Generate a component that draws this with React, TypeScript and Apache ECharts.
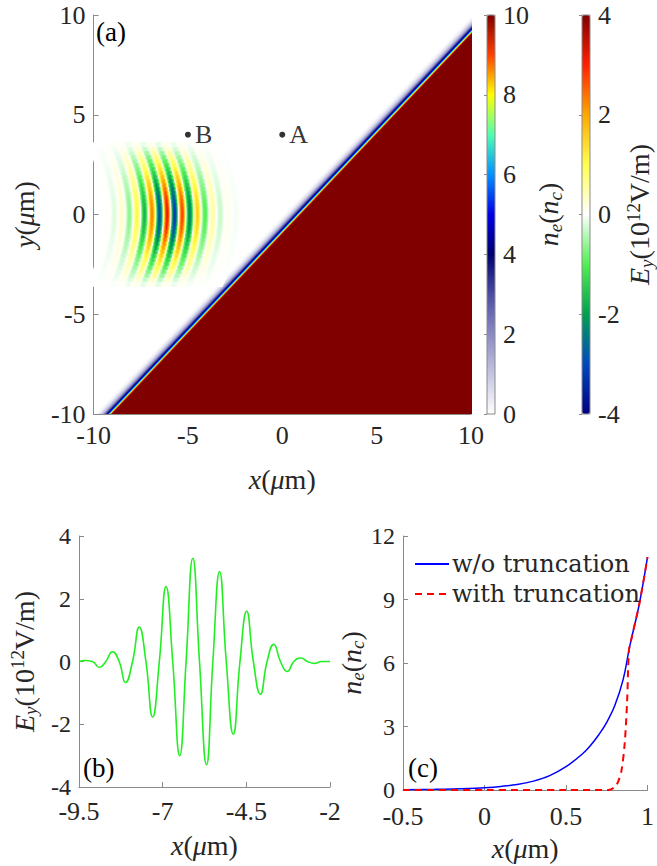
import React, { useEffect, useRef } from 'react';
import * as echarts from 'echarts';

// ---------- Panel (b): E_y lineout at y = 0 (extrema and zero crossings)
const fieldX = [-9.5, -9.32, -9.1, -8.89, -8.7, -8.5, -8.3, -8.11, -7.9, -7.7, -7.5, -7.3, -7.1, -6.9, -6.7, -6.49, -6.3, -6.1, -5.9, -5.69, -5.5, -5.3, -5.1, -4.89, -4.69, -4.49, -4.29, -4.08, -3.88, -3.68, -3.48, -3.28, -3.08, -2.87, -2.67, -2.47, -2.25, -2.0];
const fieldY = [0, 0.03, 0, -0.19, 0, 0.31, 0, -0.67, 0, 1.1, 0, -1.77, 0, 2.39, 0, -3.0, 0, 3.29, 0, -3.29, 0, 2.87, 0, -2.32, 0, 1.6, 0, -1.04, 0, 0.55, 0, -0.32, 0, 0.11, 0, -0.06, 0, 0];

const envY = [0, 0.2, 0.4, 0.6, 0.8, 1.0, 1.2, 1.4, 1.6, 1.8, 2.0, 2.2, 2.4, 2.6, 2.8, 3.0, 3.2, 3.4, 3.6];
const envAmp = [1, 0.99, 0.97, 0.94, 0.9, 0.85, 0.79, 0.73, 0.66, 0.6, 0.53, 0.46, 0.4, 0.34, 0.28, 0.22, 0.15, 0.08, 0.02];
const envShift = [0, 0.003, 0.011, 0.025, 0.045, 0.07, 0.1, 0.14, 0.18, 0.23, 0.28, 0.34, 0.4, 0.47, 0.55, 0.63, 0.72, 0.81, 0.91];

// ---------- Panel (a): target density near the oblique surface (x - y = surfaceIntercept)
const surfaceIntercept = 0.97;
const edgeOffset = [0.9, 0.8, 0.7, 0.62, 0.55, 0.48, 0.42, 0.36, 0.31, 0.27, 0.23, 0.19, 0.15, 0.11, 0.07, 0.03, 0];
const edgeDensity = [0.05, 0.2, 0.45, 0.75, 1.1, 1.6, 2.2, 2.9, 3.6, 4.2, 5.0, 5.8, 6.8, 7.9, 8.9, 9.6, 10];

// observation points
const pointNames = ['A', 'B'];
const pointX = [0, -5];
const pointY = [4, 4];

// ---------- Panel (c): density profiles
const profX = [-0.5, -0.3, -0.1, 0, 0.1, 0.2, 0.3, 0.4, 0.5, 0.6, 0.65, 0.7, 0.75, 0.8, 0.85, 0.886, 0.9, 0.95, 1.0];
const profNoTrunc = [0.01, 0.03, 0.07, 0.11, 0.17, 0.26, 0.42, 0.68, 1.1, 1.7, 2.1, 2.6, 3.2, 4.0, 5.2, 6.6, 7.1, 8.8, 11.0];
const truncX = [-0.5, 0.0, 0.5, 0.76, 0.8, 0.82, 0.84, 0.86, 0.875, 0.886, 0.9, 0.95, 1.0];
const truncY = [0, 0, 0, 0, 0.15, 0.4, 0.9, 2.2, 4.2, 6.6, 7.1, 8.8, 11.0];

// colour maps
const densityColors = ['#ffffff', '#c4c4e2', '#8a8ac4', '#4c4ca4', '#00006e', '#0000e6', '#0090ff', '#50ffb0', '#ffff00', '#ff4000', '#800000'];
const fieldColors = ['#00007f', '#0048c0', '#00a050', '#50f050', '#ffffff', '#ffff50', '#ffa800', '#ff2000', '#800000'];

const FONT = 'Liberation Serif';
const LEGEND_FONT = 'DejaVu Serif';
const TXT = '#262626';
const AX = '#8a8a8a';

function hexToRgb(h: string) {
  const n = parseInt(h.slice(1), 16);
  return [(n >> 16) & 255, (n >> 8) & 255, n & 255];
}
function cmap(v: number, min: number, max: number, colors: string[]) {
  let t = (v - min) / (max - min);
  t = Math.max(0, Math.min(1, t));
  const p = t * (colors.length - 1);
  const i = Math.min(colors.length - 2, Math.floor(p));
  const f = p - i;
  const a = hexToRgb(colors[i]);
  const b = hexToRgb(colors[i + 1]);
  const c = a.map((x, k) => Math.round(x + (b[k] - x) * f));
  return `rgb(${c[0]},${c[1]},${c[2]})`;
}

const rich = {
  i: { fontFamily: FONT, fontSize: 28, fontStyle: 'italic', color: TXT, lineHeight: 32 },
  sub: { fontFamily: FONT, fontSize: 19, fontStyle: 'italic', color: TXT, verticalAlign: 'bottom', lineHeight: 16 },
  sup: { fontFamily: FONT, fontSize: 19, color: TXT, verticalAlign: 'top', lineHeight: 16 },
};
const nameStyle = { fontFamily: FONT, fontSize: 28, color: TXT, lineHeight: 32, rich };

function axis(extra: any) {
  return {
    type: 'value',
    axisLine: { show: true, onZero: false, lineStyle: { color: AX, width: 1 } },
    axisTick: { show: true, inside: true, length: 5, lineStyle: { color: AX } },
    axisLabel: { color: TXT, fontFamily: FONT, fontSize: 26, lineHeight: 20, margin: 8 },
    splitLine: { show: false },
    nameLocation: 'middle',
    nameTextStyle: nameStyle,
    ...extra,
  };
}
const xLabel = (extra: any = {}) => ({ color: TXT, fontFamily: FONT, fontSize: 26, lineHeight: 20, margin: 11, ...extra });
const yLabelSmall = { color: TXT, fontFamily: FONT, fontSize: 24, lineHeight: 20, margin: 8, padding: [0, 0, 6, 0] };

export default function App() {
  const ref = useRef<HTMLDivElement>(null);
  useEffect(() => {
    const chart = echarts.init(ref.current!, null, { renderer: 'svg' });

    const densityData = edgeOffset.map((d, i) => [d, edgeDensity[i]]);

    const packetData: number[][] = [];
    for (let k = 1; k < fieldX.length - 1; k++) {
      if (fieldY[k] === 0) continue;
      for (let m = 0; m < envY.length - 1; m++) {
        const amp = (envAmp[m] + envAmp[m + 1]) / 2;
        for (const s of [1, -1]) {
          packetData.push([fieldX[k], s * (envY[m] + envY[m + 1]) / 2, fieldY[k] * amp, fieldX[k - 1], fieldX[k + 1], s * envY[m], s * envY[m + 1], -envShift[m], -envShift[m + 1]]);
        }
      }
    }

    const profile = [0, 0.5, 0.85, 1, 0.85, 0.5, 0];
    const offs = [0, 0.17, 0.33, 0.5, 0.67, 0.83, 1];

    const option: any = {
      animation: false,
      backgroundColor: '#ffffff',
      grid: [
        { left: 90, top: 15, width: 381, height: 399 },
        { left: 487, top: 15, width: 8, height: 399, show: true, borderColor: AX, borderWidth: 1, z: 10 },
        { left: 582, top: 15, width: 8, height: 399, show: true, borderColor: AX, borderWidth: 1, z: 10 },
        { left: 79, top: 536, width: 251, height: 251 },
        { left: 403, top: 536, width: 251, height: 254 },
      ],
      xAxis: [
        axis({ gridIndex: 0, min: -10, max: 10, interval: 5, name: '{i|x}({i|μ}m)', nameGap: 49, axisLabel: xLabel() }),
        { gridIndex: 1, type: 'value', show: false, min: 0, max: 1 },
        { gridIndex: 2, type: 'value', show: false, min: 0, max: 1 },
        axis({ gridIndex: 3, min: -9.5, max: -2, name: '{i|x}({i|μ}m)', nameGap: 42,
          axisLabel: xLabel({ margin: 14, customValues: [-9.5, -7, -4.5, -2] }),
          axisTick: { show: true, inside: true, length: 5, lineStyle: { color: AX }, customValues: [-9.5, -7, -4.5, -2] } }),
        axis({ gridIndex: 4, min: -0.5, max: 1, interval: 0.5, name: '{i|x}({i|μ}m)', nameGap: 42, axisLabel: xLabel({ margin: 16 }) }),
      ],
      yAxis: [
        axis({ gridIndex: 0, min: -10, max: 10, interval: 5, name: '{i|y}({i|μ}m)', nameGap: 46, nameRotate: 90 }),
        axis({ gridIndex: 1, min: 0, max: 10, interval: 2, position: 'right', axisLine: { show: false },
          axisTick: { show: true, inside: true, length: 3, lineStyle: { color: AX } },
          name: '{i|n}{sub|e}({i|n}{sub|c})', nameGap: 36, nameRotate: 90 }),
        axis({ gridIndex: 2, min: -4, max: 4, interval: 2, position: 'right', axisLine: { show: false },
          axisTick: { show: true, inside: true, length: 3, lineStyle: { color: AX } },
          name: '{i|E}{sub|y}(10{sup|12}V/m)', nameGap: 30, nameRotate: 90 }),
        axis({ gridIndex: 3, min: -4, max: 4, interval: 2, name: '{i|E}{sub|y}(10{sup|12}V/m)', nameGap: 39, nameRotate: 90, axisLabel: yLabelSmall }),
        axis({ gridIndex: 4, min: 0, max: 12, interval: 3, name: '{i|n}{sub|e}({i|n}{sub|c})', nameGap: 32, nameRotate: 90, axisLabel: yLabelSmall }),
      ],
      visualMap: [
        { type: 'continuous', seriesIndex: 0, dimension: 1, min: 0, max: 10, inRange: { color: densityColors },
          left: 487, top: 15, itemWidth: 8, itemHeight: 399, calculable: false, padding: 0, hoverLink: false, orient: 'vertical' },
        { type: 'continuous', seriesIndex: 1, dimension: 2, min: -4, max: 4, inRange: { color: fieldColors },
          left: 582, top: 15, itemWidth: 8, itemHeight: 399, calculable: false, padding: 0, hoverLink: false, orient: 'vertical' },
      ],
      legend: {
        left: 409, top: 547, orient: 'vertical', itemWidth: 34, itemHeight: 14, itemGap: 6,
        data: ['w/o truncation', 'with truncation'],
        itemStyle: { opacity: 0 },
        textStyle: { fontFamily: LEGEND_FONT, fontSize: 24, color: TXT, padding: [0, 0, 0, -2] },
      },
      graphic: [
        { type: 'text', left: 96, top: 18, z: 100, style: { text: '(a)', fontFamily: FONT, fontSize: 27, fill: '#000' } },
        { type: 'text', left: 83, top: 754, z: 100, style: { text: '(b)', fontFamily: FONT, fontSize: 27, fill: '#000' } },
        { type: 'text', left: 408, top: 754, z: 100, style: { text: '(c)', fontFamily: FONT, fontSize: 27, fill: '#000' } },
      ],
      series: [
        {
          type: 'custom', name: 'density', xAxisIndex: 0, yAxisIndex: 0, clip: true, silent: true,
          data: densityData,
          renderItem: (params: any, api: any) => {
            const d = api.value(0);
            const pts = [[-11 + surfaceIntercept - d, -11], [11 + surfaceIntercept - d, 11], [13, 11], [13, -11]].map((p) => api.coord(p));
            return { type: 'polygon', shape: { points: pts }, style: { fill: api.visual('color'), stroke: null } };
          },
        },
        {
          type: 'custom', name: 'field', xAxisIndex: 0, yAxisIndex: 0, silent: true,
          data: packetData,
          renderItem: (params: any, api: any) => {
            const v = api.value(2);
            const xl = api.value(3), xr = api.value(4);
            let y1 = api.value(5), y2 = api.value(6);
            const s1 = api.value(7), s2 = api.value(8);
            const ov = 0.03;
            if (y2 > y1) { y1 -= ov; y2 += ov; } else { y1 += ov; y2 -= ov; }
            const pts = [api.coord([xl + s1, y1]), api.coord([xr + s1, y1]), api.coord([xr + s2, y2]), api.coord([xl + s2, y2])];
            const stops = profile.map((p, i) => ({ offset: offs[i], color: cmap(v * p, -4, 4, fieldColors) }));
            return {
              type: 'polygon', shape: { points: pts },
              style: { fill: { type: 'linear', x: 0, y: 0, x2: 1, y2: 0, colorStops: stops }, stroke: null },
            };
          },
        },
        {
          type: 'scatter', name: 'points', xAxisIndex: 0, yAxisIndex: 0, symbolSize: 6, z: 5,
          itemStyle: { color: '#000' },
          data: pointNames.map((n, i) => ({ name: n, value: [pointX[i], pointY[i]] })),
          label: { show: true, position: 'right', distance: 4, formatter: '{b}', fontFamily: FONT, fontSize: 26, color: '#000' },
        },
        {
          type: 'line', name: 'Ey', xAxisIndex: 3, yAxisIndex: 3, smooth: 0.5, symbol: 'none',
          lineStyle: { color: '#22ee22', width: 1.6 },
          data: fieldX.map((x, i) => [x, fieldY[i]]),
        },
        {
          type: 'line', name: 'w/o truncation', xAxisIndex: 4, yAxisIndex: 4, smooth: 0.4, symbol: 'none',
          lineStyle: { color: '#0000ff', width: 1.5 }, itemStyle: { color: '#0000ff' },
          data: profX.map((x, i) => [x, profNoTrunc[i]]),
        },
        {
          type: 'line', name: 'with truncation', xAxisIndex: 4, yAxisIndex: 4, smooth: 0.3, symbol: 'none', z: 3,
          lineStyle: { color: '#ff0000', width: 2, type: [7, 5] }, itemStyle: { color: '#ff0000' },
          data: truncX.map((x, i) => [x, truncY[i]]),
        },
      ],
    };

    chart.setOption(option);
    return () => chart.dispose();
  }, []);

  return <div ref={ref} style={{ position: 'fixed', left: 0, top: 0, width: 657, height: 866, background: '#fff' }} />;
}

■ ■ ■ ■ ■

## [Given problem]
Transcribe exactly, with no pictures, the lines running from the first line of the material through the line holding "const pointY = [4, 4];".

## [The solution]
Generate a component that draws this with React, TypeScript and Apache ECharts.
import React, { useEffect, useRef } from 'react';
import * as echarts from 'echarts';

// ---------- Panel (b): E_y lineout at y = 0 (extrema and zero crossings)
const fieldX = [-9.5, -9.32, -9.1, -8.89, -8.7, -8.5, -8.3, -8.11, -7.9, -7.7, -7.5, -7.3, -7.1, -6.9, -6.7, -6.49, -6.3, -6.1, -5.9, -5.69, -5.5, -5.3, -5.1, -4.89, -4.69, -4.49, -4.29, -4.08, -3.88, -3.68, -3.48, -3.28, -3.08, -2.87, -2.67, -2.47, -2.25, -2.0];
const fieldY = [0, 0.03, 0, -0.19, 0, 0.31, 0, -0.67, 0, 1.1, 0, -1.77, 0, 2.39, 0, -3.0, 0, 3.29, 0, -3.29, 0, 2.87, 0, -2.32, 0, 1.6, 0, -1.04, 0, 0.55, 0, -0.32, 0, 0.11, 0, -0.06, 0, 0];

const envY = [0, 0.2, 0.4, 0.6, 0.8, 1.0, 1.2, 1.4, 1.6, 1.8, 2.0, 2.2, 2.4, 2.6, 2.8, 3.0, 3.2, 3.4, 3.6];
const envAmp = [1, 0.99, 0.97, 0.94, 0.9, 0.85, 0.79, 0.73, 0.66, 0.6, 0.53, 0.46, 0.4, 0.34, 0.28, 0.22, 0.15, 0.08, 0.02];
const envShift = [0, 0.003, 0.011, 0.025, 0.045, 0.07, 0.1, 0.14, 0.18, 0.23, 0.28, 0.34, 0.4, 0.47, 0.55, 0.63, 0.72, 0.81, 0.91];

// ---------- Panel (a): target density near the oblique surface (x - y = surfaceIntercept)
const surfaceIntercept = 0.97;
const edgeOffset = [0.9, 0.8, 0.7, 0.62, 0.55, 0.48, 0.42, 0.36, 0.31, 0.27, 0.23, 0.19, 0.15, 0.11, 0.07, 0.03, 0];
const edgeDensity = [0.05, 0.2, 0.45, 0.75, 1.1, 1.6, 2.2, 2.9, 3.6, 4.2, 5.0, 5.8, 6.8, 7.9, 8.9, 9.6, 10];

// observation points
const pointNames = ['A', 'B'];
const pointX = [0, -5];
const pointY = [4, 4];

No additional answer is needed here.